*THE DATA*
┌────────

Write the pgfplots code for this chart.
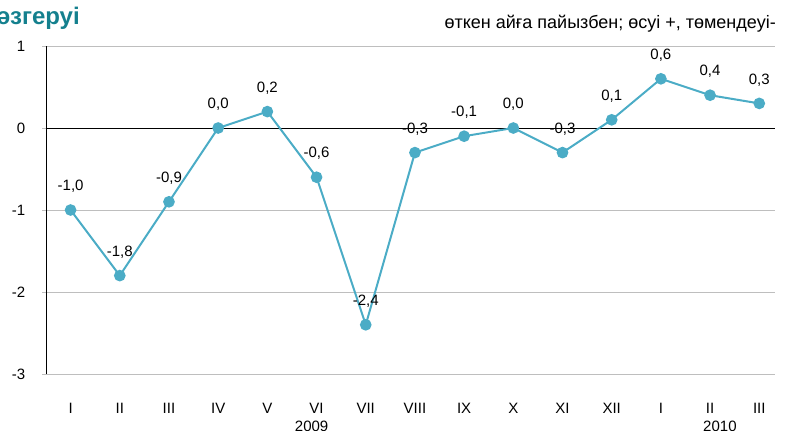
\documentclass[border=0pt]{standalone}
\usepackage{pgfplots}
\pgfplotsset{compat=1.18}
\usepackage{pgfplotstable}
\usepackage{fontspec}
\setmainfont{Liberation Sans}
\definecolor{linec}{RGB}{75,172,198}
\definecolor{titlec}{RGB}{20,128,142}
\definecolor{gridc}{RGB}{190,190,190}
\pgfplotstableread{
x y lab
0 -1.0 {-1,0}
1 -1.8 {-1,8}
2 -0.9 {-0,9}
3 0.0 {0,0}
4 0.2 {0,2}
5 -0.6 {-0,6}
6 -2.4 {-2,4}
7 -0.3 {-0,3}
8 -0.1 {-0,1}
9 0.0 {0,0}
10 -0.3 {-0,3}
11 0.1 {0,1}
12 0.6 {0,6}
13 0.4 {0,4}
14 0.3 {0,3}
}\datatable
\begin{document}
\begin{tikzpicture}[font=\fontsize{11.25}{13}\selectfont]
\useasboundingbox (0,0) rectangle (590.25pt,322.5pt);
\node[anchor=base east, font=\fontsize{18}{20}\selectfont\bfseries, text=titlec, inner sep=0pt] at (60pt,304pt) {әзгеруі};
\node[anchor=base east, font=\fontsize{13.5}{15}\selectfont, inner sep=0pt] at (582pt,301.5pt) {өткен айға пайызбен; өсуі +, төмендеуі-};
\begin{axis}[
  at={(34.5pt,42pt)}, anchor=south west,
  scale only axis, width=546.75pt, height=246pt,
  xmin=-0.5, xmax=14.32, ymin=-3, ymax=1,
  axis x line*=bottom, axis y line*=left,
  x axis line style={draw=none},
  y axis line style={black, line width=0.75pt, -},
  xtick={0,...,14},
  xticklabels={I,II,III,IV,V,VI,VII,VIII,IX,X,XI,XII,I,II,III},
  xtick style={draw=none},
  xticklabel style={yshift=-15pt},
  ytick={-3,-2,-1,1}, yticklabels={-3,-2,-1,1},
  extra y ticks={0}, extra y tick labels={0},
  extra y tick style={grid style={black, line width=0.75pt}},
  tick align=outside, major tick length=3pt,
  ytick style={gridc, line width=0.75pt},
  yticklabel style={xshift=-9pt},
  ymajorgrids, grid style={gridc, line width=0.75pt},
  clip=false,
  nodes near coords={\pgfplotspointmeta},
  point meta=explicit symbolic,
  every node near coord/.append style={anchor=base, inner sep=0pt, yshift=14.5pt, text=black},
]
\addplot[color=linec, line width=1.5pt, mark=*, mark size=3.6pt, mark options={fill=linec, draw=linec}]
  table[x=x, y=y, meta=lab] {\datatable};
\node[anchor=north] at (axis cs:4.9,-3) [yshift=-32pt] {2009};
\node[anchor=north] at (axis cs:13.2,-3) [yshift=-32pt] {2010};
\end{axis}
\end{tikzpicture}
\end{document}
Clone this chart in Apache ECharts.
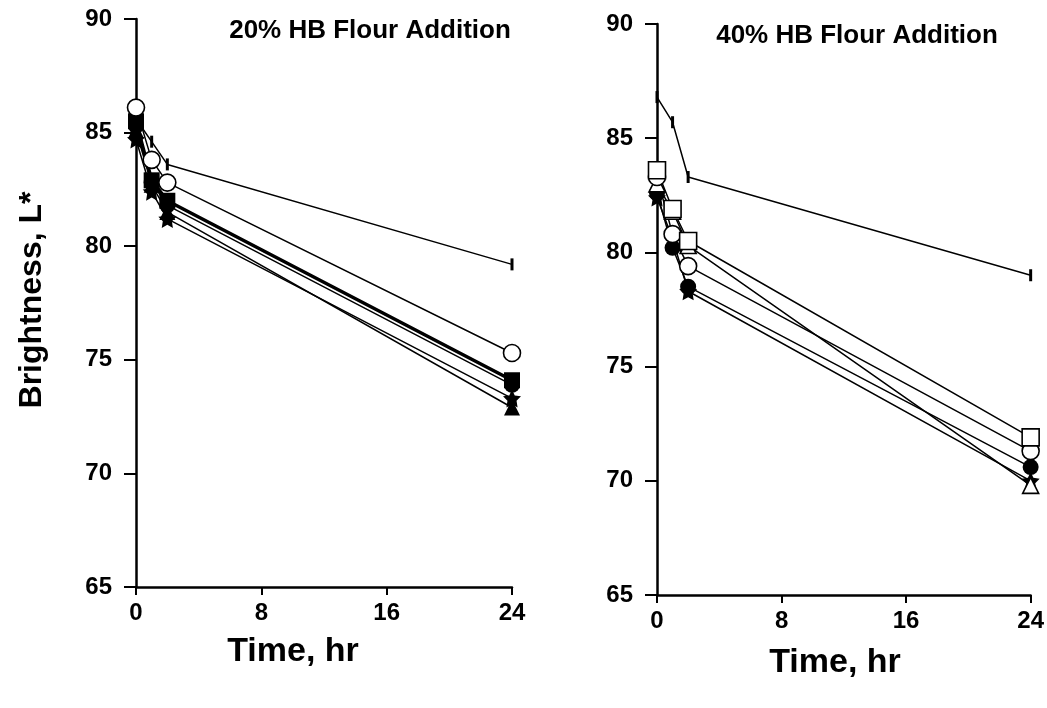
<!DOCTYPE html>
<html>
<head>
<meta charset="utf-8">
<script src="https://cdn.jsdelivr.net/npm/echarts@6/dist/echarts.min.js"></script>
<style>
  html, body { margin: 0; padding: 0; background: #fff; }
  #main { width: 1047px; height: 708px; }
</style>
</head>
<body>
<div id="main"></div>
<script>
// sampling times, hr
var hours = [0, 1, 2, 24];
var timeTicks = [0, 8, 16, 24];
var brightTicks = [65, 70, 75, 80, 85, 90];

// 20% HB flour addition
var p20Control = [85.6, 84.6, 83.6, 79.2];
var p20OpenCircle = [86.1, 83.8, 82.8, 75.3];
var p20FilledSquare = [85.5, 82.9, 82.0, 74.1];
var p20FilledCircle = [85.3, 82.8, 81.8, 73.9];
var p20FilledTriangle = [85.1, 82.7, 81.5, 72.9];
var p20Star = [84.7, 82.4, 81.2, 73.3];

// 40% HB flour addition
var p40Control = [86.8, 85.7, 83.3, 79.0];
var p40OpenSquare = [83.6, 81.9, 80.5, 71.9];
var p40OpenCircle = [83.3, 80.8, 79.4, 71.3];
var p40FilledCircle = [82.6, 80.2, 78.5, 70.6];
var p40OpenTriangle = [83.0, 81.8, 80.3, 69.8];
var p40Star = [82.4, 80.6, 78.3, 70.0];

var FONT = '"Liberation Sans", Arial, sans-serif';
var STAR = 'path://M0,-10 L2.9,-4 9.5,-3.1 4.8,1.5 5.9,8.1 0,5 -5.9,8.1 -4.8,1.5 -9.5,-3.1 -2.9,-4 Z';
var BAR = 'rect';

function pairs(vals) {
    return hours.map(function (h, i) { return [h, vals[i]]; });
}

// one line series, open = white fill
function mk(name, vals, idx, symbol, size, open, lw) {
    return {
        name: name,
        type: 'line',
        xAxisIndex: idx,
        yAxisIndex: idx,
        data: pairs(vals),
        symbol: symbol,
        symbolSize: size,
        showAllSymbol: true,
        lineStyle: { color: '#000', width: lw || 1.5 },
        itemStyle: {
            color: open ? '#fff' : '#000',
            borderColor: '#000',
            borderWidth: open ? 1.6 : 0
        },
        z: open ? 3 : 2,
        animation: false
    };
}

function xAx(idx) {
    return {
        type: 'value',
        gridIndex: idx,
        min: timeTicks[0],
        max: timeTicks[timeTicks.length - 1],
        interval: 8,
        axisLine: { lineStyle: { color: '#000', width: 2.5 } },
        axisTick: { length: 8, lineStyle: { color: '#000', width: 2 } },
        axisLabel: { fontFamily: FONT, fontWeight: 'bold', fontSize: 24, color: '#000', margin: 14 },
        splitLine: { show: false }
    };
}

function yAx(idx) {
    return {
        type: 'value',
        gridIndex: idx,
        min: brightTicks[0],
        max: brightTicks[brightTicks.length - 1],
        interval: 5,
        axisLine: { lineStyle: { color: '#000', width: 2.5 } },
        axisTick: { length: 12, lineStyle: { color: '#000', width: 2 } },
        axisLabel: { fontFamily: FONT, fontWeight: 'bold', fontSize: 24, color: '#000', margin: 24 },
        splitLine: { show: false }
    };
}

function label(text, x, y, size, rot) {
    return {
        type: 'text', x: x, y: y, rotation: rot || 0,
        style: { text: text, font: 'bold ' + size + 'px ' + FONT, fill: '#000', align: 'center', verticalAlign: 'middle' }
    };
}

var chart = echarts.init(document.getElementById('main'));
var option = {
    backgroundColor: '#fff',
    grid: [
        { left: 136, top: 19, width: 376, bottom: 121 },
        { left: 657, top: 24, width: 374, bottom: 113 }
    ],
    xAxis: [xAx(0), xAx(1)],
    yAxis: [yAx(0), yAx(1)],
    graphic: [
        label('20% HB Flour Addition', 370, 31, 26),
        label('40% HB Flour Addition', 857, 36, 26),
        label('Time, hr', 293, 652, 34),
        label('Time, hr', 835, 663, 34),
        label('Brightness, L*', 32, 300, 32, Math.PI / 2)
    ],
    series: [
        mk('control 20', p20Control, 0, BAR, [3, 12], false),
        mk('star 20', p20Star, 0, STAR, 18, false),
        mk('triangle 20', p20FilledTriangle, 0, 'triangle', 16, false),
        mk('filled circle 20', p20FilledCircle, 0, 'circle', 16, false),
        mk('square 20', p20FilledSquare, 0, 'rect', 16, false, 3.5),
        mk('open circle 20', p20OpenCircle, 0, 'circle', 17, true),

        mk('control 40', p40Control, 1, BAR, [3, 12], false),
        mk('star 40', p40Star, 1, STAR, 18, false),
        mk('filled circle 40', p40FilledCircle, 1, 'circle', 16, false),
        mk('open triangle 40', p40OpenTriangle, 1, 'triangle', 16, true),
        mk('open circle 40', p40OpenCircle, 1, 'circle', 17, true),
        mk('open square 40', p40OpenSquare, 1, 'rect', 17, true)
    ]
};
chart.setOption(option);
</script>
</body>
</html>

└────────

*WORK INSTRUCTIONS*
Exclude the images and reproduce the remaining data exactly.

*RESPONSE TO THE EXERCISE*
Write the pgfplots code for this chart.
\documentclass[border=0pt]{standalone}
\usepackage{pgfplots}
\pgfplotsset{compat=1.18}
\usepackage{pgfplotstable}
\usepackage{fontspec}
\setmainfont{Liberation Sans}
\definecolor{linec}{RGB}{75,172,198}
\definecolor{titlec}{RGB}{20,128,142}
\definecolor{gridc}{RGB}{190,190,190}
\pgfplotstableread{
x y lab
0 -1.0 {-1,0}
1 -1.8 {-1,8}
2 -0.9 {-0,9}
3 0.0 {0,0}
4 0.2 {0,2}
5 -0.6 {-0,6}
6 -2.4 {-2,4}
7 -0.3 {-0,3}
8 -0.1 {-0,1}
9 0.0 {0,0}
10 -0.3 {-0,3}
11 0.1 {0,1}
12 0.6 {0,6}
13 0.4 {0,4}
14 0.3 {0,3}
}\datatable
\begin{document}
\begin{tikzpicture}[font=\fontsize{11.25}{13}\selectfont]
\useasboundingbox (0,0) rectangle (590.25pt,322.5pt);
\node[anchor=base east, font=\fontsize{18}{20}\selectfont\bfseries, text=titlec, inner sep=0pt] at (60pt,304pt) {әзгеруі};
\node[anchor=base east, font=\fontsize{13.5}{15}\selectfont, inner sep=0pt] at (582pt,301.5pt) {өткен айға пайызбен; өсуі +, төмендеуі-};
\begin{axis}[
  at={(34.5pt,42pt)}, anchor=south west,
  scale only axis, width=546.75pt, height=246pt,
  xmin=-0.5, xmax=14.32, ymin=-3, ymax=1,
  axis x line*=bottom, axis y line*=left,
  x axis line style={draw=none},
  y axis line style={black, line width=0.75pt, -},
  xtick={0,...,14},
  xticklabels={I,II,III,IV,V,VI,VII,VIII,IX,X,XI,XII,I,II,III},
  xtick style={draw=none},
  xticklabel style={yshift=-15pt},
  ytick={-3,-2,-1,1}, yticklabels={-3,-2,-1,1},
  extra y ticks={0}, extra y tick labels={0},
  extra y tick style={grid style={black, line width=0.75pt}},
  tick align=outside, major tick length=3pt,
  ytick style={gridc, line width=0.75pt},
  yticklabel style={xshift=-9pt},
  ymajorgrids, grid style={gridc, line width=0.75pt},
  clip=false,
  nodes near coords={\pgfplotspointmeta},
  point meta=explicit symbolic,
  every node near coord/.append style={anchor=base, inner sep=0pt, yshift=14.5pt, text=black},
]
\addplot[color=linec, line width=1.5pt, mark=*, mark size=3.6pt, mark options={fill=linec, draw=linec}]
  table[x=x, y=y, meta=lab] {\datatable};
\node[anchor=north] at (axis cs:4.9,-3) [yshift=-32pt] {2009};
\node[anchor=north] at (axis cs:13.2,-3) [yshift=-32pt] {2010};
\end{axis}
\end{tikzpicture}
\end{document}
Clone this chart in Apache ECharts.
<!DOCTYPE html>
<html>
<head>
<meta charset="utf-8">
<script src="https://cdn.jsdelivr.net/npm/echarts@6/dist/echarts.min.js"></script>
<style>
  html, body { margin: 0; padding: 0; background: #fff; }
  #main { width: 1047px; height: 708px; }
</style>
</head>
<body>
<div id="main"></div>
<script>
// sampling times, hr
var hours = [0, 1, 2, 24];
var timeTicks = [0, 8, 16, 24];
var brightTicks = [65, 70, 75, 80, 85, 90];

// 20% HB flour addition
var p20Control = [85.6, 84.6, 83.6, 79.2];
var p20OpenCircle = [86.1, 83.8, 82.8, 75.3];
var p20FilledSquare = [85.5, 82.9, 82.0, 74.1];
var p20FilledCircle = [85.3, 82.8, 81.8, 73.9];
var p20FilledTriangle = [85.1, 82.7, 81.5, 72.9];
var p20Star = [84.7, 82.4, 81.2, 73.3];

// 40% HB flour addition
var p40Control = [86.8, 85.7, 83.3, 79.0];
var p40OpenSquare = [83.6, 81.9, 80.5, 71.9];
var p40OpenCircle = [83.3, 80.8, 79.4, 71.3];
var p40FilledCircle = [82.6, 80.2, 78.5, 70.6];
var p40OpenTriangle = [83.0, 81.8, 80.3, 69.8];
var p40Star = [82.4, 80.6, 78.3, 70.0];

var FONT = '"Liberation Sans", Arial, sans-serif';
var STAR = 'path://M0,-10 L2.9,-4 9.5,-3.1 4.8,1.5 5.9,8.1 0,5 -5.9,8.1 -4.8,1.5 -9.5,-3.1 -2.9,-4 Z';
var BAR = 'rect';

function pairs(vals) {
    return hours.map(function (h, i) { return [h, vals[i]]; });
}

// one line series, open = white fill
function mk(name, vals, idx, symbol, size, open, lw) {
    return {
        name: name,
        type: 'line',
        xAxisIndex: idx,
        yAxisIndex: idx,
        data: pairs(vals),
        symbol: symbol,
        symbolSize: size,
        showAllSymbol: true,
        lineStyle: { color: '#000', width: lw || 1.5 },
        itemStyle: {
            color: open ? '#fff' : '#000',
            borderColor: '#000',
            borderWidth: open ? 1.6 : 0
        },
        z: open ? 3 : 2,
        animation: false
    };
}

function xAx(idx) {
    return {
        type: 'value',
        gridIndex: idx,
        min: timeTicks[0],
        max: timeTicks[timeTicks.length - 1],
        interval: 8,
        axisLine: { lineStyle: { color: '#000', width: 2.5 } },
        axisTick: { length: 8, lineStyle: { color: '#000', width: 2 } },
        axisLabel: { fontFamily: FONT, fontWeight: 'bold', fontSize: 24, color: '#000', margin: 14 },
        splitLine: { show: false }
    };
}

function yAx(idx) {
    return {
        type: 'value',
        gridIndex: idx,
        min: brightTicks[0],
        max: brightTicks[brightTicks.length - 1],
        interval: 5,
        axisLine: { lineStyle: { color: '#000', width: 2.5 } },
        axisTick: { length: 12, lineStyle: { color: '#000', width: 2 } },
        axisLabel: { fontFamily: FONT, fontWeight: 'bold', fontSize: 24, color: '#000', margin: 24 },
        splitLine: { show: false }
    };
}

function label(text, x, y, size, rot) {
    return {
        type: 'text', x: x, y: y, rotation: rot || 0,
        style: { text: text, font: 'bold ' + size + 'px ' + FONT, fill: '#000', align: 'center', verticalAlign: 'middle' }
    };
}

var chart = echarts.init(document.getElementById('main'));
var option = {
    backgroundColor: '#fff',
    grid: [
        { left: 136, top: 19, width: 376, bottom: 121 },
        { left: 657, top: 24, width: 374, bottom: 113 }
    ],
    xAxis: [xAx(0), xAx(1)],
    yAxis: [yAx(0), yAx(1)],
    graphic: [
        label('20% HB Flour Addition', 370, 31, 26),
        label('40% HB Flour Addition', 857, 36, 26),
        label('Time, hr', 293, 652, 34),
        label('Time, hr', 835, 663, 34),
        label('Brightness, L*', 32, 300, 32, Math.PI / 2)
    ],
    series: [
        mk('control 20', p20Control, 0, BAR, [3, 12], false),
        mk('star 20', p20Star, 0, STAR, 18, false),
        mk('triangle 20', p20FilledTriangle, 0, 'triangle', 16, false),
        mk('filled circle 20', p20FilledCircle, 0, 'circle', 16, false),
        mk('square 20', p20FilledSquare, 0, 'rect', 16, false, 3.5),
        mk('open circle 20', p20OpenCircle, 0, 'circle', 17, true),

        mk('control 40', p40Control, 1, BAR, [3, 12], false),
        mk('star 40', p40Star, 1, STAR, 18, false),
        mk('filled circle 40', p40FilledCircle, 1, 'circle', 16, false),
        mk('open triangle 40', p40OpenTriangle, 1, 'triangle', 16, true),
        mk('open circle 40', p40OpenCircle, 1, 'circle', 17, true),
        mk('open square 40', p40OpenSquare, 1, 'rect', 17, true)
    ]
};
chart.setOption(option);
</script>
</body>
</html>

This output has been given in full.